The Discovery Institute is small, but they’ve done a lot of damage. What they’ve done very effectively is to convince people that there are two sides to this issue, that there is a real debate. People understand that, with respect to most issues, there are two sides. On the issue of teaching evolution, there is only one side: the side of the science. There is only evidence that supports teaching evolution. There is no evidence that undermines it. There are still areas of it that are not completely understood, but a lot of it is very well understood after the 150 years since Darwin.
With the Discovery Institute, they just say that they want the other side to be heard. That plays to the American people’s natural sense of fairness. It’s been a very effective propaganda tool. The problem that people don’t understand is that, on this particular issue, there are not two equally valid sides: there’s the side of the science and telling the truth to children about that; and there’s what the Discovery Institute is trying to do " lie to kids about the status of evolutionary theory and to convince them that evolution can’t explain so many things, so a supernatural designer is required.
The Discovery Institute also insists that they’re simply concerned with science and that this is not about the supernatural, but there is ample evidence to show otherwise. They’ve been very effective at propaganda and getting people to think that there is a genuine debate inside science about the status of evolution when there isn’t such a debate at all. The reason they’ve been so successful is that the average American doesn’t understand the science. When you’ve got a population that is as scientifically illiterate as Americans are, coupled with our desire to let everyone have their say, you have fertile ground for the problems we’ve got.
Does the continual creationism dispute take time, consideration, or resources away from solving these problems?
It absolutely does and that’s one of the most unfortunate aspects of it. These people at the Discovery Institute and their supporters around the country have produced absolutely nothing, except a lot of words and a lot of writing and publicity and propaganda.
They’ve contributed absolutely nothing to public schools. In fact, they hate public schools. They’re part of the religious right, and that’s how they need to be understood because that’s what they are. The religious right does not like public education because it is secular. The religious right cannot control it. They’ve spent the last 40, almost 50, years trying to get their hands into public policy to get as much religion into the classroom as they can.
What the Discovery Institute is doing is making its own logistical contribution to that larger effort. But they have produced absolutely nothing by way of support for public education. They’ve produced absolutely nothing by way of support for teaching science or to the way science is done. They haven’t contributed anything, but they want to control the process by which public school policy is made, especially as it concerns teaching science.

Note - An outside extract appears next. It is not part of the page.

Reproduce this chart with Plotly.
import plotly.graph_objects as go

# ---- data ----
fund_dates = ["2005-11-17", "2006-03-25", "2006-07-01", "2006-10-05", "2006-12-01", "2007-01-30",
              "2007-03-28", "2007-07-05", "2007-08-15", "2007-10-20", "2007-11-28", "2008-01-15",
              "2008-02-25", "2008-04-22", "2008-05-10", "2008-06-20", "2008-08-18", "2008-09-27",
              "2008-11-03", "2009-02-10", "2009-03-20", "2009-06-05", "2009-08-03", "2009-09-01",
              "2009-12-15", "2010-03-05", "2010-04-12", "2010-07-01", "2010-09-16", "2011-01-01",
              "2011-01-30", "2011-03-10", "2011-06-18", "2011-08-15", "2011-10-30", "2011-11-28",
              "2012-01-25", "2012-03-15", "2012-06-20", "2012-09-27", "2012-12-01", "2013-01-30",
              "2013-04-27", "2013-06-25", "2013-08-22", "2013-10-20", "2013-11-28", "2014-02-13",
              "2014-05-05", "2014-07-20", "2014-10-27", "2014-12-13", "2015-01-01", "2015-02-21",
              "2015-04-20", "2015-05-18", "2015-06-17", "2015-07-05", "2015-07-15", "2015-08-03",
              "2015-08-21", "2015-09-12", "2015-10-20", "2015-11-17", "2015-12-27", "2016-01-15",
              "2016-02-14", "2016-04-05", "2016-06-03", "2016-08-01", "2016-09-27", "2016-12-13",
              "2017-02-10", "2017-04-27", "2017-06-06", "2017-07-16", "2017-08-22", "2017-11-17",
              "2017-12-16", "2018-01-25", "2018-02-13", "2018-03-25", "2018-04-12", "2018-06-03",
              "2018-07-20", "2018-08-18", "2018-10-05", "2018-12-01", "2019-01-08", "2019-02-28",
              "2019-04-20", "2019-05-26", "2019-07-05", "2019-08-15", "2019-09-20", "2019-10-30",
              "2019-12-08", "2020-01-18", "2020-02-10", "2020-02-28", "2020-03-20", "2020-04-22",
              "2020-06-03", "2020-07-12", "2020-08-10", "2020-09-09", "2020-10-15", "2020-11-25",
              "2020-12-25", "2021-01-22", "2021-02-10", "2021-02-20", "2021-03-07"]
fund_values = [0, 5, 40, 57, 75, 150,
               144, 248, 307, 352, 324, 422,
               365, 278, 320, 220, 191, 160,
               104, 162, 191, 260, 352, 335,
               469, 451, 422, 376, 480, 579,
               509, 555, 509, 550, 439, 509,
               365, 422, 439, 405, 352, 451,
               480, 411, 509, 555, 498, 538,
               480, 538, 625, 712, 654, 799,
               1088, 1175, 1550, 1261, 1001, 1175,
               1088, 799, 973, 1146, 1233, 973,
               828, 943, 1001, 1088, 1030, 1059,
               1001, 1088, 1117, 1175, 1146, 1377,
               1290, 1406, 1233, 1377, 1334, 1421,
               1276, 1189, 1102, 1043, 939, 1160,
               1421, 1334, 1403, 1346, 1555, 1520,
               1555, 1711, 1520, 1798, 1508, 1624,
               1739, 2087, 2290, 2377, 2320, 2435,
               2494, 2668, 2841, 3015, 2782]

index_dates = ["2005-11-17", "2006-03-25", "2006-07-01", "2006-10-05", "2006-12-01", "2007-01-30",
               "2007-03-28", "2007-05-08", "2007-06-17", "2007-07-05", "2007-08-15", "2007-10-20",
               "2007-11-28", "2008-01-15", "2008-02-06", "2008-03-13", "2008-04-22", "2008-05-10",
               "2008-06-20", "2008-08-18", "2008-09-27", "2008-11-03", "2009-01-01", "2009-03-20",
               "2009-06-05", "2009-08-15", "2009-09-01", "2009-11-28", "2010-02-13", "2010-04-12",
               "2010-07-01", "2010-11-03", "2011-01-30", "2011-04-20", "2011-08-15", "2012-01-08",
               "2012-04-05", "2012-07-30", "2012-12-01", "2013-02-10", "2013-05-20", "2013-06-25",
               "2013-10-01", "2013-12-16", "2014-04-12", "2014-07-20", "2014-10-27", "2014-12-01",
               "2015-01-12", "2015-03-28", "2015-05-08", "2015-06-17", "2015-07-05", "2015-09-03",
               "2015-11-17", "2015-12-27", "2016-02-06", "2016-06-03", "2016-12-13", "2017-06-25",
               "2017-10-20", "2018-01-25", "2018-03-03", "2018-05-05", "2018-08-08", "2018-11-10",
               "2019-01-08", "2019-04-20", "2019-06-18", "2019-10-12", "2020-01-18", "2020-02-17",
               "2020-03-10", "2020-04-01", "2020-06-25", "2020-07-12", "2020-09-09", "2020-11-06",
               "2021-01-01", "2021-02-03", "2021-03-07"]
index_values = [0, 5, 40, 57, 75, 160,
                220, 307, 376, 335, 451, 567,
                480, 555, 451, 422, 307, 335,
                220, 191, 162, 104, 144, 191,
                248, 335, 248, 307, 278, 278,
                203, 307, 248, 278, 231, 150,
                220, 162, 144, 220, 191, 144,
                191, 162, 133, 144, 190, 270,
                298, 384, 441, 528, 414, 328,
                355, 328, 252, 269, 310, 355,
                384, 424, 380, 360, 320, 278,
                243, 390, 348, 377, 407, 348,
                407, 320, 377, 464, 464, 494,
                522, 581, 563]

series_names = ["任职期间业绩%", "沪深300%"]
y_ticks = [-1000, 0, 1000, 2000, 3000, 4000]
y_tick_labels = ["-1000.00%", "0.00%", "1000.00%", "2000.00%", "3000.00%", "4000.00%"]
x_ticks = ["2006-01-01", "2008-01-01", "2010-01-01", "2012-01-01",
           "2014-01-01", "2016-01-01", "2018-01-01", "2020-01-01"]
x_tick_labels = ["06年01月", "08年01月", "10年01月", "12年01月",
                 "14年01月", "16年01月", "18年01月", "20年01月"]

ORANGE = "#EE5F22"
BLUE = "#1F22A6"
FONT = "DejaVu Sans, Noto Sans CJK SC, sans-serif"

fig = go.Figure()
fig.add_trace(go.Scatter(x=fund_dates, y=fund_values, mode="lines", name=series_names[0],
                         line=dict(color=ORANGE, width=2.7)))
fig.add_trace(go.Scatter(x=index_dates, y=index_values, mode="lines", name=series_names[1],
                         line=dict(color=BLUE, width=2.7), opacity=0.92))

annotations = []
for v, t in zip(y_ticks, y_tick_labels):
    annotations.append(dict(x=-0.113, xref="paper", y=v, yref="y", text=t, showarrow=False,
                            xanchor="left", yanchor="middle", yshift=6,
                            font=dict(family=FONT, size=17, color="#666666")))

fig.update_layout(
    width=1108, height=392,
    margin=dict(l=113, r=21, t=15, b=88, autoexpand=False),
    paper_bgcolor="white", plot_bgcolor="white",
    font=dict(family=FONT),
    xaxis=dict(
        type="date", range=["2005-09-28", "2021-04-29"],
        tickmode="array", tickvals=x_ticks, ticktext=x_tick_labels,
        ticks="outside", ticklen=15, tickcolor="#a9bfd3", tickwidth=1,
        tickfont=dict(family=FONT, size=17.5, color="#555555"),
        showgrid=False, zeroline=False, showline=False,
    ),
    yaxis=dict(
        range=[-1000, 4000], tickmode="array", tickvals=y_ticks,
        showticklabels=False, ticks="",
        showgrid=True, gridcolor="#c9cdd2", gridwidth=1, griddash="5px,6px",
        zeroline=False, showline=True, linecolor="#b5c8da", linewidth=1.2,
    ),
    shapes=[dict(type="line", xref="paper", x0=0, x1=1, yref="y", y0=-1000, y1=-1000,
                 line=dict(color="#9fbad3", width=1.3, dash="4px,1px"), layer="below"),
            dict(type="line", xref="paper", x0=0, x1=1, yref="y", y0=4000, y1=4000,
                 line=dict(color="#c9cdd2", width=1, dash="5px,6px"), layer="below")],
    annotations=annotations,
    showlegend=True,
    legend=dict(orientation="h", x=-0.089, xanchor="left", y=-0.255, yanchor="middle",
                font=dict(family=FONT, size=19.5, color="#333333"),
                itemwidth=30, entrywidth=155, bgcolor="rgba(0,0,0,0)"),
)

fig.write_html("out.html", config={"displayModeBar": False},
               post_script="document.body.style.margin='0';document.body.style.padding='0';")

In order to fight that, productive people who have done very good work have to take the time. They have to take time to answer the propaganda that these people put out. That takes untold man hours and money that have to be spent in order to do this type of work. Yes, time and money are lost. For every hour that a person is doing that, they can’t be helping teachers to teach science better. That’s what really needs to be done. For every instance where a science teacher has to meet some criticism or deal with an irate parent, that’s time that the teacher cannot spend teaching science properly.

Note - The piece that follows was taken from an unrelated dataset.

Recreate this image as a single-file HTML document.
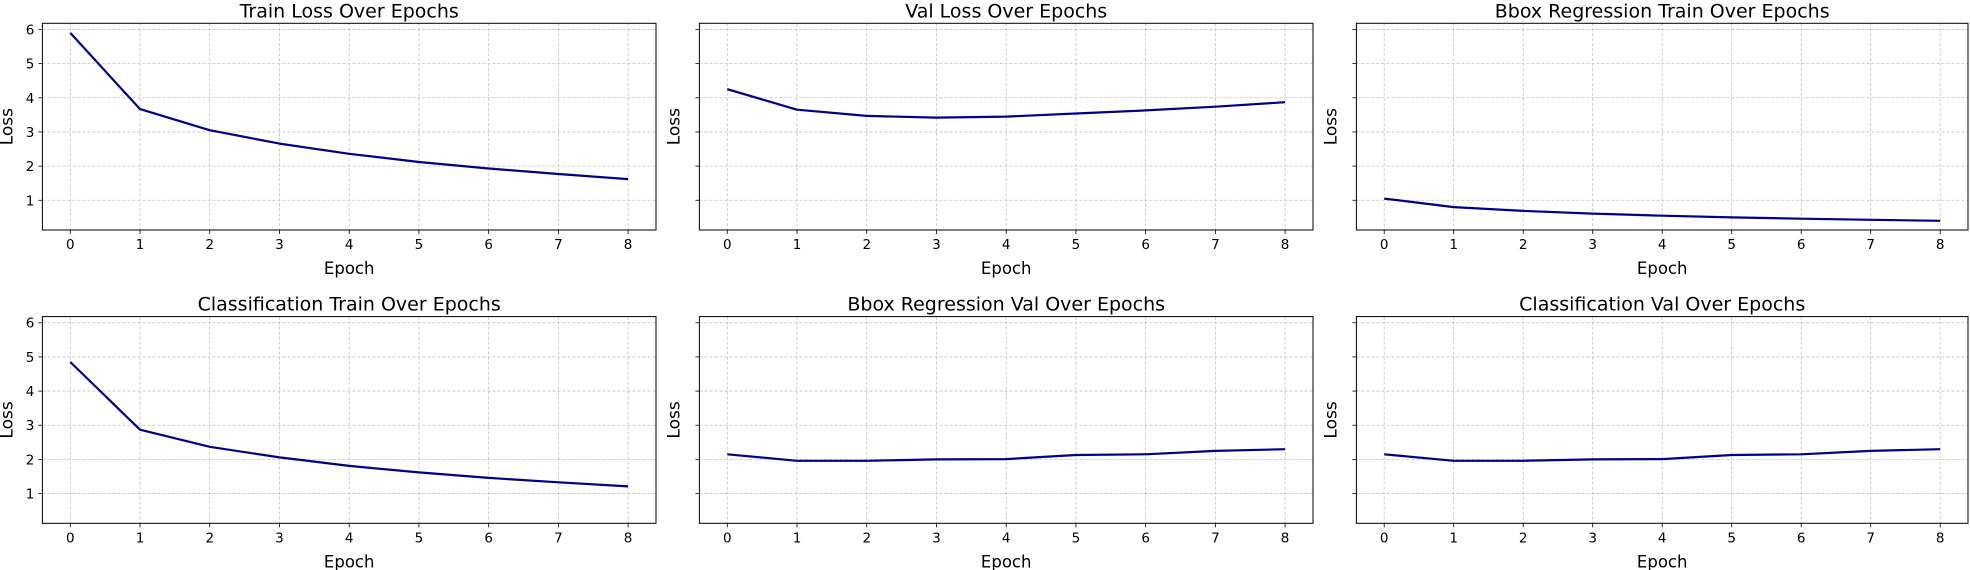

That’s the saddest part: so much time has had to be spent on answering the attack that is made on science education by people who have contributed absolutely nothing.

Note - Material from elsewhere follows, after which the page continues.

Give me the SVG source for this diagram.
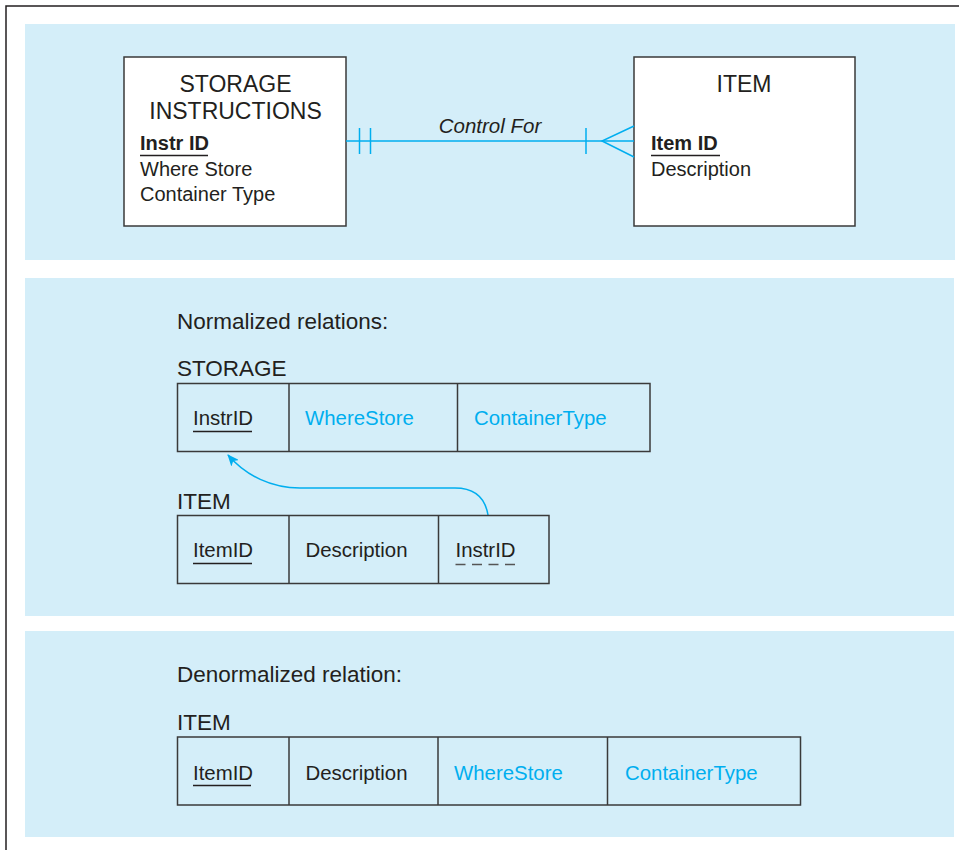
<svg xmlns="http://www.w3.org/2000/svg" width="959" height="850" viewBox="0 0 959 850">
<defs>
<style>
text{font-family:"Liberation Sans",Arial,sans-serif;fill:#231f20;font-size:20px}
.panel{fill:#d4eef9}
.box{fill:#fff;stroke:#3a3a3a;stroke-width:1.5}
.cell{fill:none;stroke:#3a3a3a;stroke-width:1.5}
.head{font-size:23px;text-anchor:middle}
.lbl{font-size:22.5px}
.t{font-size:20.4px}
.b{font-weight:bold}
.blue{fill:#00aeef}
.ul{stroke:#231f20;stroke-width:1.5}
.conn{fill:none;stroke:#00aeef;stroke-width:1.5}
</style>
<marker id="ah" viewBox="0 0 12 10" refX="11" refY="5" markerWidth="12" markerHeight="10" markerUnits="userSpaceOnUse" orient="auto">
<path d="M0,0 L12,5 L0,10 L3,5 Z" fill="#00aeef"/>
</marker>
</defs>
<rect width="959" height="850" fill="#fff"/>
<path d="M6,850 V6 H959" fill="none" stroke="#231f20" stroke-width="1.5"/>
<rect class="panel" x="25" y="24" width="930" height="236"/>
<rect class="panel" x="25" y="278" width="929" height="338"/>
<rect class="panel" x="25" y="631" width="929" height="206"/>

<g id="storage-instructions">
<rect class="box" x="124" y="57" width="222" height="169"/>
<text class="head" x="235.5" y="92">STORAGE</text>
<text class="head" x="235.5" y="119">INSTRUCTIONS</text>
<text class="b" x="140" y="150">Instr ID</text>
<line class="ul" x1="140" y1="155.5" x2="208" y2="155.5"/>
<text x="140" y="176">Where Store</text>
<text x="140" y="201">Container Type</text>
</g>

<g id="item-entity">
<rect class="box" x="634" y="57" width="221" height="169"/>
<text class="head" x="744" y="92">ITEM</text>
<text class="b" x="651" y="150">Item ID</text>
<line class="ul" x1="651" y1="155.5" x2="720" y2="155.5"/>
<text x="651" y="176">Description</text>
</g>

<g id="connectors">
<line class="conn" x1="346" y1="141" x2="634" y2="141"/>
<line class="conn" x1="359.5" y1="128" x2="359.5" y2="154"/>
<line class="conn" x1="370.5" y1="128" x2="370.5" y2="154"/>
<line class="conn" x1="586" y1="128" x2="586" y2="154"/>
<path class="conn" d="M634,126 L602,141 L634,157"/>
<text x="490" y="133" text-anchor="middle" font-style="italic" style="font-size:20.5px">Control For</text>
<path class="conn" d="M488,515 C485,497 474,488 455,488 L300,488 C272,488 246,476 228,455" marker-end="url(#ah)"/>
</g>

<g id="normalized">
<text class="lbl" x="177" y="329">Normalized relations:</text>
<text class="lbl" x="177" y="376">STORAGE</text>
</g>

<g id="storage-table">
<rect class="cell" x="177.5" y="383.5" width="472.5" height="68"/>
<line class="cell" x1="289" y1="383.5" x2="289" y2="451.5"/>
<line class="cell" x1="457.5" y1="383.5" x2="457.5" y2="451.5"/>
<text class="t" x="193" y="425">InstrID</text>
<line class="ul" x1="193" y1="431.5" x2="252" y2="431.5"/>
<text class="t blue" x="305" y="425">WhereStore</text>
<text class="t blue" x="474" y="425">ContainerType</text>
</g>

<g id="item-table">
<text class="lbl" x="177" y="509">ITEM</text>
<rect class="cell" x="177.5" y="515.5" width="371.5" height="68"/>
<line class="cell" x1="289" y1="515.5" x2="289" y2="583.5"/>
<line class="cell" x1="438.5" y1="515.5" x2="438.5" y2="583.5"/>
<text class="t" x="193" y="557">ItemID</text>
<line class="ul" x1="193" y1="563.5" x2="252" y2="563.5"/>
<text class="t" x="305.5" y="557">Description</text>
<text class="t" x="455.5" y="557">InstrID</text>
<line x1="455.5" y1="564.5" x2="515" y2="564.5" stroke="#555" stroke-width="1.5" stroke-dasharray="10 6.5"/>
</g>

<g id="denormalized">
<text class="lbl" x="177" y="682">Denormalized relation:</text>
<text class="lbl" x="177" y="730">ITEM</text>
</g>

<g id="denorm-table">
<rect class="cell" x="177.5" y="737" width="623" height="68"/>
<line class="cell" x1="289" y1="737" x2="289" y2="805"/>
<line class="cell" x1="438" y1="737" x2="438" y2="805"/>
<line class="cell" x1="607.5" y1="737" x2="607.5" y2="805"/>
<text class="t" x="193" y="780">ItemID</text>
<line class="ul" x1="193" y1="785.5" x2="251" y2="785.5"/>
<text class="t" x="305.5" y="780">Description</text>
<text class="t blue" x="454" y="780">WhereStore</text>
<text class="t blue" x="625" y="780">ContainerType</text>
</g>
</svg>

Do you think that evolution and religion are mutually exclusive?
Religion is a very broad term, so you can’t just make a simple statement that they are compatible or incompatible. It depends on what religion you’re talking about and how a person understands it.
If you’re talking about Biblical literalism, if you’re talking about accepting the Bible in every respect as fact, then you’ve got a problem. Then science and religion are definitely incompatible because the Bible is not a scientific document. It was written by people who didn’t know anything about science, well before modern science was ever even conceived, so it can’t possibly speak scientifically to people.
The tradition of reading the Bible literally has never been the predominant theological tradition. That’s what Americans fail to understand. They think that this is the way theologians always have read the Bible, but that’s false. There are so many different religions and even so many kinds of Christianity. People oversimplify Christianity and they think of it as one thing to everyone. It’s not. It’s many different things to many different Christians. Really, whether teaching evolution and religion are compatible depends on how you look at those distinctions that have to be made.
I have a friend who is a very devout Catholic, Ken Miller. He is a scientist who has made a reconciliation which is satisfactory to him based on a great deal of study of both his own Church’s theology and, of course, on the science. I know other people who have done precisely the same thing. But these people are not Biblical literalists. They understand that a good deal of the Bible is metaphorical.
The Discovery Institute is predominantly Protestant evangelicals. There are a few Catholics and people of other persuasions thrown in as tokens, but the predominant view in that organization is Protestant evangelicalism. Bruce Chapman will dispute that because he is a converted Catholic, but he does not represent the mainstream view or even the predominant religious view in his own organization. There is a contingent of Christians like Chapman " who is on the far right of Catholicism " who insist that evolution is not compatible with religious faith. They insist that you cannot have both.
But there are millions of other examples in the form of millions of other Christians and Catholics who are proof otherwise. These people at the Discovery Institute have a bone to pick with evolution from their own religious standpoint, but it is a bone most Christians in the world today do not have to pick.
So it depends on what you mean by religion and how a person understands Christianity because it is largely Christians that have a problem with evolution.
It’s very important to realize that the side that has always had to make the accommodation is the side of religion. Science has never had to change because of what religious people believe. Religious people have always had to change because of what science shows us about the natural world. A history of science and religion will show you that. It’s always the religious community that has had to go back and rethink things. That’s the only way that the Church has survived, to change with the increasing level of understanding of the natural world. That is really the only thing that makes religion viable. It’s viable only as long as it can change to accommodate what our rational side sees as very compelling evidence. That’s the secret to a viable religion.
If you look back at religion, you can see that it has its own evolutionary history. It has its own history of change. It cannot stay static because if it does, it will die. When it’s too rigid, it turns people off, except for a hard-core group that simply wants to be told what to think and how to think. They’re so scared of the modern world and they’re so scared of science that they’re terrified of having to change the way they think.